I have a special place in my own heart for St. Albert, for I believe he is one of the Saints that helped lead me back home.
At that time in my life I was struggling to come back to the Church. I'd begun attending Mass (although I hadn't been to Confession in about 10 or 11 years by that point), and a church near where I was living was named after the great Saint. It was somewhat of a dissenting parish with very low attendance, but it was close, it was convenient, and there was SOMETHING that kept drawing me. Noting the name of the church, I remember praying to this Saint I'd never heard of before, asking him for his help.
I was so thirsty for God, and had hope, every time I went, that I would indeed meeet God there. Nearly every week I'd be frustrated, though; the readings were great, but the "homily" was most often given by a woman, a Director of Religious Education, while the priest sat down and listened. While I was dying to hear something about the readings of that week, to learn more about Christ and obtain some kind of balm for my aching soul, I was given lessons in social statistics and subject to all sorts of "look how great we are for feeding x statistic of people!"
I wanted to know where Jesus was in all that; after all, I HAD a background in social services and had no problem getting my hands dirty. I had grown up eating from food shelves. But what I needed desperately was to know who God was, and where I could find Our Lord.
The church wasn't well attended, as I mentioned, but there were a few neighborhood elderly who had probably lived their lives in that neighborhood and who faithfully attended Mass each week. I wondered how they had survived. Even I, an uneducated fallen-away Catholic, could see that it seemed the parish had left them behind. Their devotion was obvious, especially during the Eucharistic prayers and the Consecration, when they knelt, sometimes with great difficulty, as perfectly healthy younger people stood. I knew we should all be kneeling, although I didn't really understand why. But something prompted me to follow their devotion, and kneel when they knelt.
A couple weeks later, I noticed that another young-ish type person sitting near me was watching me when I knelt...and she knelt, too. And so did someone else. Then so did a few more. It seemed to be confirmation that indeed, we should be kneeling, and I was thankful for the dear ladies and gentlemen who had the courage to be faithful, showing the rest of us proper reverence even for mysteries we did not understand.
I didn't know what was wrong or why this church was doing things differently than everyone else.
Nor do I know exactly what St. Albert did to interceed for me, but I do know this; that church, in spite of all the dissent and liturgical abuse, in spite of the spiritual malpractice going on there, was a very important waystation in my faith.
It was there that God began to console me through certain words of certain hymns, causing a certain miracle to happen one day at the beginning of Lent; that miracle is maybe for another post. Suffice to say that I knew God had heard my sincere prayer of repentance: Lord, have mercy on me!

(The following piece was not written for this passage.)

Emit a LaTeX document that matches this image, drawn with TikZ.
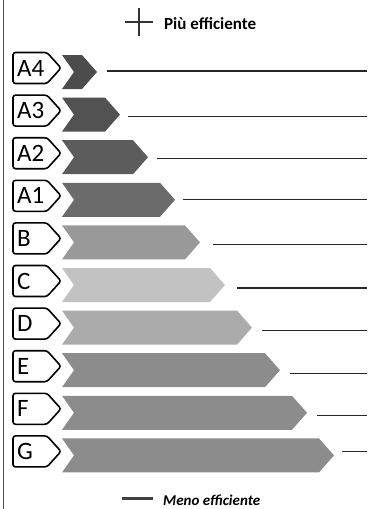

That year, I attended the evening service on Good Friday. As of that point, I still had not been to confession, still too terrified to go. But I went forward to venerate the cross, knelt down and placed my hand on the wood. Suddenly I could almost see Our Lord nailed to the wood above me, and I could almost feel his blood dripping on my head. I was certain that, had I looked upward, I would have gazed upon Him as He took his last breath. It was a profound moment as I suddenly understood that this really happened, Jesus had died for me, and yes....Jesus loved me and wanted me back.
I returned to my pew, shaken, in tears, wanting nothing more than to return to the Cross and remain there forever.
Somehow, in spite of all the craziness, in spite of my own sinful life, in spite of my fear, Jesus got through to me, perhaps through the intercession of St. Albert the Great who refused to give up on me.
I didn't know then that he was a Dominincan, or St. Thomas Aquinas's teacher. I had never heard of the Summa. But now, having returned Home, in looking back at that waystation, at the connections made for me, I'm not surprised by any of those facts. After all...St. Thomas is one of my patrons (this blog being under his direct patronage, the name chosen when I didn't know he'd penned the hymn), and of course, I am drawn to the Dominican spirituality. Even more...the thirst to know God even more, and to make Him known to others seems not to abate, even as I drink of the Living Water, and continue to kneel at Calvary every week, sometimes every day.